Isabella's initial exposure to politics comes just before the demise of her father, a man who will die from grief after his closest adviser is murdered. At least that is what Isabella's furious mother believes. Standing by her father's deathbed, Isabella is startled to recognize the look of greed on her half-brother Enrique's face, a look that clearly presages the kind of King he will become. For The Queens's Vow is about Isabella's newly found fortitude which will be sorely tested first by her brother, advised by the evil Marquis of Villena, and then as the novel progresses by numerous other so-called "advisers." Sometimes readers may forget that Kings and Queens are human beings with strengths and fragile aspects of personality that shape history for years, if not centuries. We are reminded in this fiction account that women were not expected to be successful rulers, being deemed less possessed of intelligence, capabilities, and skills necessary to accomplish such a daunting task. Isabella is presented as a woman ready to rule wisely and fairly, a woman who learns from her own mistakes.

Before that comes to pass, however, King Enrique seems incapable of fathering an heir while his wife manages to conceive a beautiful girl, much to the delight of court and public gossipers. That wouldn't matter much to Isabella except that the Queen insists her daughter is the heir to the throne and does everything in her power to guarantee that neither Alfonso (Isabella's other brother) nor Isabella will ever rule Castile. Queen Juana's road to perdition makes for tense and riveting reading, supplemented by the increasing notorious influence of the King's own lover.

Isabella's world dramatically alters after she meets Prince Ferdinand of Aragon; they are magnetically connected immediately with a tenderness and passion totally unexpected in the swirls of Court dissension and machinations. Their brief meeting marks the beginning of an eventual marriage of mind and heart that will have its highs and lows but more notably will be marked by the manner in which they treat each other, with respect and equality hardly seen in that particular country or century. Their union continues with the rise of military conflicts and the Church's insistence that an Inquisition be conducted to root out Jewish conversos heretics (and more as Isabella suspects) that is earning Spain divine disfavor. These are just a few of the contentious problems that the couple must deal with as they begin to raise a family and gird Spain for prosperity in years to come!
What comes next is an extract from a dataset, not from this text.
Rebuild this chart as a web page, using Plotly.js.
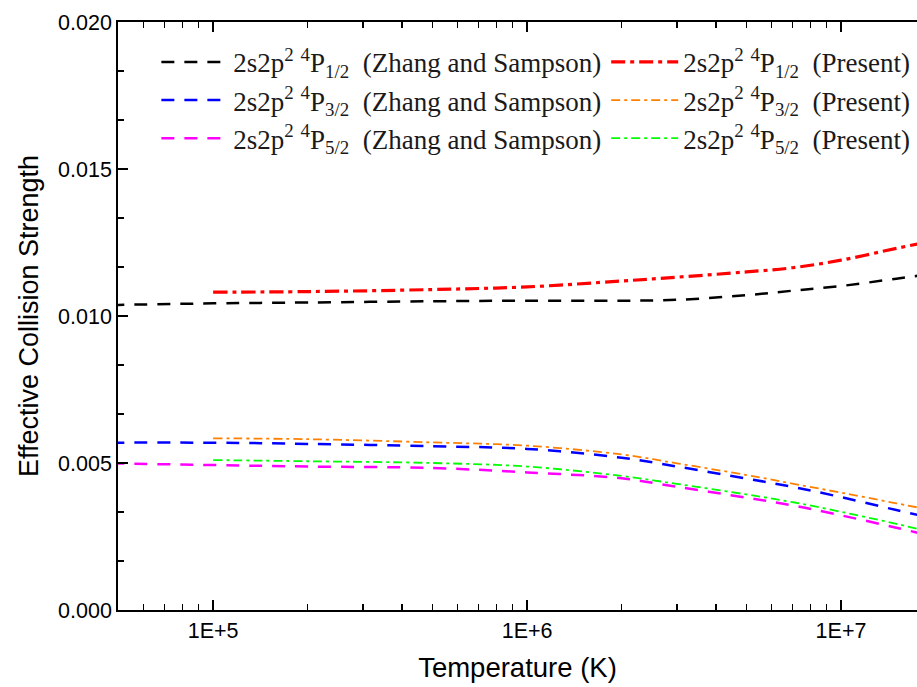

The Queen's Vow is finely researched and even more finely written! We come to know Isabella intimately in mind, heart, and body as she lives through a tumultuous time, her intense longing to be the determiner of her own unique destiny! Many have been Queens but few manifest the regal qualities that truly define female leaders like this magnificent "Majestad." Phenomenal accomplishment, C. W. Gortner - this novel deserves the highest acclaim!